On Mar 3, 2014, at 2:37 PM, Martin Owens wrote:
On Mon, 2014-03-03 at 22:56 +0100, Johan Engelen wrote:
Perhaps you can create a helper/string.h file with all the string functions you need?
If I get more than 2, I'll do that.
(just thought of it now, but might be complete nonsense:) shouldn't the path stuff be implemented with glib::ustring, for paths that contain, say, Japanese characters?
KK believes different:
On Fri, 2014-02-07 at 15:40 +0100, Krzysztof Kosiński wrote:
Another thing to note is that std::string should only be used for paths. For UTF-8 strings, we should use Glib::ustring, which has a character-based index operator instead of a byte-based one.
On Fri, 2014-01-24 at 22:16 +0100, Krzysztof Kosiński wrote:
Eventually, all paths should be stored in std::string and all XML content, user-facing strings, and so on in Glib::ustring, but these tricks should help you get by in the meantime.
Jon Cruz: What say you, std::string or std::ustring for paths?
Some of it depends on where in the program the strings are going to be used.
In general we want to keep the core of our software to purely Unicode. In our case with GTK+ and GLib that means UTF-8.
User data *may* come in and out of certain points in the locale encoding. For those cases we need to convert appropriately.
Then file IO will be in the filesystem encoding. There too we probably want to convert fairly soon to UTF-8 data, and as we go out to the file system we'll have to convert back. Certain systems may have paths that don't convert cleanly to UTF-8. However those files and/or directories won't show up properly in file browsers, GNOME desktop, etc. so it might be fine to punt on those.

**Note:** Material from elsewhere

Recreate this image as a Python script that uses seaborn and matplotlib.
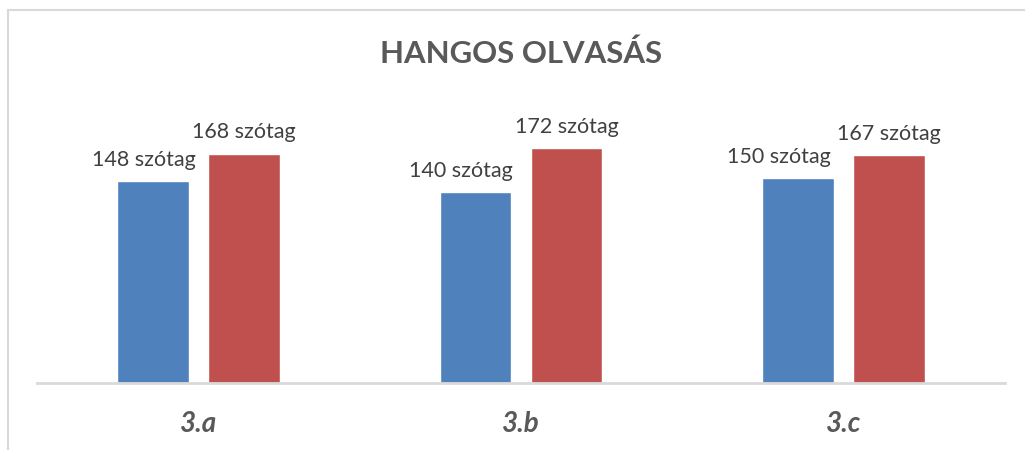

For more advanced use, we might add a system that maps untranslatable file-system paths to a corresponding UI string. And/or we could create a complex data type that included the filesystem string and the 'user/UI' string. These might be extreme measures, though.
Another big gotcha is that URI's are tricky, and the standard is very limited in character set. This then leads to most of the URI support in GTK+/GLib being unusable for our needs. Technically I think we actually might need IRI's.
So... the next step is probably to make a decision on where your path-type operations will fit: are they low-level in filesystem encoding random bytes, or are they slightly higher in UTF-8 data?
If you do decide to operate at the lower-level, then you have to take care to only ever walk strings from the very beginning... never search for path separators but walk for them instead, etc. UTF-8 strings, such as in GLib::ustring, can be searched for '/', '.', etc. since UTF-8 ensures we will never have problems with lead-byte/trail-byte ASCII mismatches and such.
And finally... a completely different approach might be used by leveraging Boost's filesystem lib.